The chick who was on Mad Men who played the secretary with the doctor husband..her breasts are literally watermelon sized. WOW.

And am I a bit too cynical for thinking that Quentin Tarantino made a fantasy revenge move about jewish soldiers who kill nazis because it would endear him into the heart of so many people in Hollywood? Sort of like job security forever?

sonny house said...

generalizing about small town folks just seems silly to me. Far too many narrow-minded fuckheads to make a case for "more honest and plain spoken," whatever that means. All we have is our own experiences and mine haven't delivered "salt of the earthers," but perhaps yours have.

Yea, I really dug that restaurant, but I did want to slug that waiter. Dope?

Tuna said...

Generalizing about anything is silly. But we all do it based on our own experiences. And by honest and plain spoken, I mean people present themselves as who they really are and tell you what they think. Note that doesn't mean they aren't narrow minded or racist at times. Here in the Bay Area we can be as well despite all of our politically correct outward appearances. And it's not just white folks either.

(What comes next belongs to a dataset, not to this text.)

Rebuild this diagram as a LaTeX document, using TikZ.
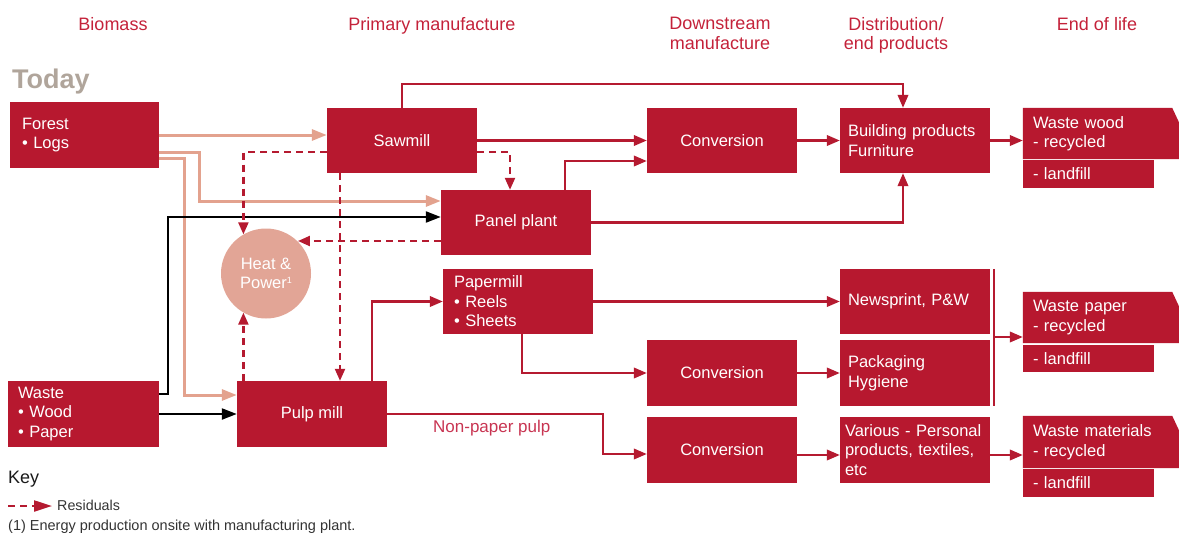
\documentclass[tikz,border=0pt]{standalone}
\usepackage{fontspec}
\setmainfont{Liberation Sans}
\usetikzlibrary{arrows.meta,backgrounds,calc}
\definecolor{boxred}{HTML}{B7182F}
\definecolor{linered}{HTML}{B51A30}
\definecolor{pinkline}{HTML}{E3A28E}
\definecolor{hpfill}{HTML}{E2A596}
\definecolor{hdrred}{HTML}{C4223A}
\definecolor{nppred}{HTML}{C83552}
\definecolor{todaygrey}{HTML}{B0A59B}
\definecolor{darkgrey}{HTML}{333333}
\definecolor{keyblack}{HTML}{1A1A1A}
\newcommand{\boxfnt}{\fontsize{16.5}{19.5}\selectfont}
\newcommand{\hdrfnt}{\fontsize{18}{19.5}\selectfont}
\begin{document}
\begin{tikzpicture}[x=1pt,y=-1pt,
  box/.style={fill=boxred,text=white,minimum width=150pt,minimum height=65pt,inner sep=0pt,font=\boxfnt,align=center},
  lbox/.style={box,align=left,text width=#1},
  wbox/.style={text=white,minimum width=156pt,minimum height=51pt,inner sep=0pt,font=\boxfnt,align=left,text width=136pt},
  lfbox/.style={fill=boxred,text=white,minimum width=131pt,minimum height=28pt,inner sep=0pt,font=\boxfnt,align=left,text width=111pt},
  hdr/.style={anchor=north,inner sep=0pt,font=\hdrfnt,text=hdrred,align=center},
  redarr/.style={draw=linered,line width=2.2pt,-{Triangle[length=13pt,width=10.5pt]}},
  pinkarr/.style={draw=pinkline,line width=3pt,-{Triangle[length=15pt,width=11pt]}},
  blackarr/.style={draw=black,line width=2.2pt,-{Triangle[length=15pt,width=11pt]}},
  resid/.style={draw=linered,line width=2.2pt,dash pattern=on 7pt off 5pt,-{Triangle[length=12pt,width=10pt]}}
]
\useasboundingbox (0,0) rectangle (1179,533);

% headers
\node[hdr] (h1) at (113,17) {Biomass};
\node[hdr] (h2) at (432,17) {Primary manufacture};
\node[hdr] (h3) at (720,17) {Downstream\\manufacture};
\node[hdr] (h4) at (896,17) {Distribution/\\end products};
\node[hdr] (h5) at (1097,17) {End of life};
\node[anchor=base west,inner sep=0pt,font=\fontsize{27}{27}\selectfont\bfseries,text=todaygrey] (today) at (12,88) {Today};

% boxes
\node[lbox=125pt,minimum width=149pt,minimum height=66pt] (forest) at (84.5,135) {Forest\\• Logs};
\node[lbox=131pt,minimum width=151pt,minimum height=66pt] (waste) at (83.5,414) {Waste\\• Wood\\• Paper};
\node[box] (sawmill) at (402,140.5) {Sawmill};
\node[box] (panel) at (516,222.5) {Panel plant};
\node[lbox=128pt] (paper) at (518,301.5) {Papermill\\• Reels\\• Sheets};
\node[box,minimum height=66pt] (pulp) at (312,414) {Pulp mill};
\node[circle,fill=hpfill,minimum size=90pt,inner sep=0pt,text=white,font=\boxfnt,align=center] (hp) at (266,273.5) {Heat \&\\Power{\fontsize{9}{9}\selectfont\raisebox{5pt}{1}}};
\node[box] (conv1) at (722,140.5) {Conversion};
\node[box,minimum height=66pt] (conv2) at (722,373) {Conversion};
\node[box,minimum height=66pt] (conv3) at (722,450) {Conversion};
\node[lbox=134pt] (build) at (915,140.5) {Building products\\Furniture};
\node[lbox=134pt] (news) at (915,301.5) {Newsprint, P\&W};
\node[lbox=134pt,minimum height=66pt] (pack) at (915,373) {Packaging\\Hygiene};
\node[lbox=140pt,minimum height=66pt] (various) at (915,450) {Various - Personal\\products, textiles,\\etc};

\node[wbox] (wwood) at (1101,133.5) {Waste wood\\- recycled};
\node[lfbox] (lf1) at (1088.5,174) {- landfill};
\node[wbox] (wpaper) at (1101,317.5) {Waste paper\\- recycled};
\node[lfbox,minimum height=27pt] (lf2) at (1088.5,358.5) {- landfill};
\node[wbox,minimum height=52pt] (wmat) at (1101,442) {Waste materials\\- recycled};
\node[lfbox] (lf3) at (1088.5,483) {- landfill};

\begin{scope}[on background layer]
\foreach \n in {wwood,wpaper,wmat}
  \fill[boxred] (\n.south west) -- (\n.north west) -- ([xshift=-7pt]\n.north east) -- ([yshift=-15pt]\n.north east) -- (\n.south east) -- cycle;
\end{scope}

% pink (raw material) flows
\draw[pinkarr] (forest.east) -- (forest.east -| sawmill.west);
\draw[pinkarr] ([yshift=-17pt]forest.east) -- ++(40,0) |- ([yshift=21.5pt]panel.west);
\draw[pinkarr] ([yshift=-23pt]forest.east) -- ++(25,0) |- ([yshift=19pt]pulp.west);

% black (waste) flows
\draw[blackarr] ([yshift=20pt]waste.east) -- ++(9,0) |- ([yshift=5.5pt]panel.west);
\draw[blackarr] (waste.east) -- (waste.east -| pulp.west);

% red flows
\draw[redarr] (sawmill.east) -- (conv1.west);
\draw[redarr] ([xshift=49pt]panel.north) |- ([yshift=-20.5pt]conv1.west);
\draw[redarr] (sawmill.north) -- ++(0,-24) -| ([xshift=-12pt]build.north);
\draw[redarr] (panel.east) -| ([xshift=-12pt]build.south);
\draw[redarr] (conv1.east) -- (build.west);
\draw[redarr] (build.east) -- (build.east -| wwood.west);
\draw[redarr] (paper.east) -- (news.west);
\draw[redarr] ([xshift=4pt]paper.south) |- (conv2.west);
\draw[redarr] (conv2.east) -- (pack.west);
\draw[redarr] ([yshift=-5pt]conv3.east) -- ([yshift=-5pt]various.west);
\coordinate (vE) at ([yshift=-5pt]various.east);
\draw[redarr] (vE) -- (vE -| wmat.west);
\draw[redarr] ([xshift=60pt]pulp.north) |- (paper.west);
\draw[redarr] (pulp.east) -- ++(216,0) |- ([yshift=-4pt]conv3.west);
\node[anchor=base west,inner sep=0pt,text=nppred,font=\fontsize{17}{17}\selectfont] (npp) at (433,432) {Non-paper pulp};

\coordinate (bartop) at ([xshift=4pt]news.north east);
\coordinate (barbot) at ([xshift=4pt]pack.south east);
\draw[linered,line width=2.2pt] (bartop) -- (barbot);
\coordinate (wpin) at ([yshift=-19.5pt]wpaper.west);
\draw[redarr] (bartop |- wpin) -- (wpin);

% residuals
\draw[resid] ([yshift=-11.5pt]sawmill.west) -| (hp.120.7);
\draw[resid] ([yshift=-11.5pt]sawmill.east) -| ([xshift=-6pt]panel.north);
\coordinate (sd) at ([xshift=-62pt]sawmill.south);
\draw[resid] (sd) -- (sd |- pulp.north);
\coordinate (pw) at ([yshift=-18.5pt]panel.west);
\draw[resid] (pw) -- (pw -| hp.45);
\draw[resid] (hp.-120.7 |- pulp.north) -- (hp.-120.7);

% key
\node[anchor=base west,inner sep=0pt,font=\fontsize{18}{18}\selectfont,text=keyblack] (key) at (8,483) {Key};
\coordinate (ks) at (8,506);
\coordinate (ke) at (52,506);
\draw[resid,-{Triangle[length=18pt,width=11pt]}] (ks) -- (ke);
\node[anchor=base west,inner sep=0pt,font=\fontsize{14.3}{14.3}\selectfont,text=darkgrey] (kres) at (57,510) {Residuals};
\node[anchor=base west,inner sep=0pt,font=\fontsize{14.5}{14.5}\selectfont,text=darkgrey] (fn) at (8,530) {(1) Energy production onsite with manufacturing plant.};
\end{tikzpicture}
\end{document}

Cheer up. I'm not saying we should all move to Kansas.

sonny house said...

my point was simply that we're treated to a seemingly unending chorus of media descriptions portraying small towners as something that in my humble experience they tend not to be.

And I'm as cheery as I get, which is pretty darn chipper. Monday holiday, no papers to grade and the 24-week ordeal with the state of online California ended this weekend. Would have preferred an early Brett Favre exit, but now I can pour all fandom behind the Saints.

The Hurt Locker is pretty intense and Funny People is not funny. Not terribly moving, either, as I simply did not care that a filthy rich comic felt bad for treating people poorly and ending up alone.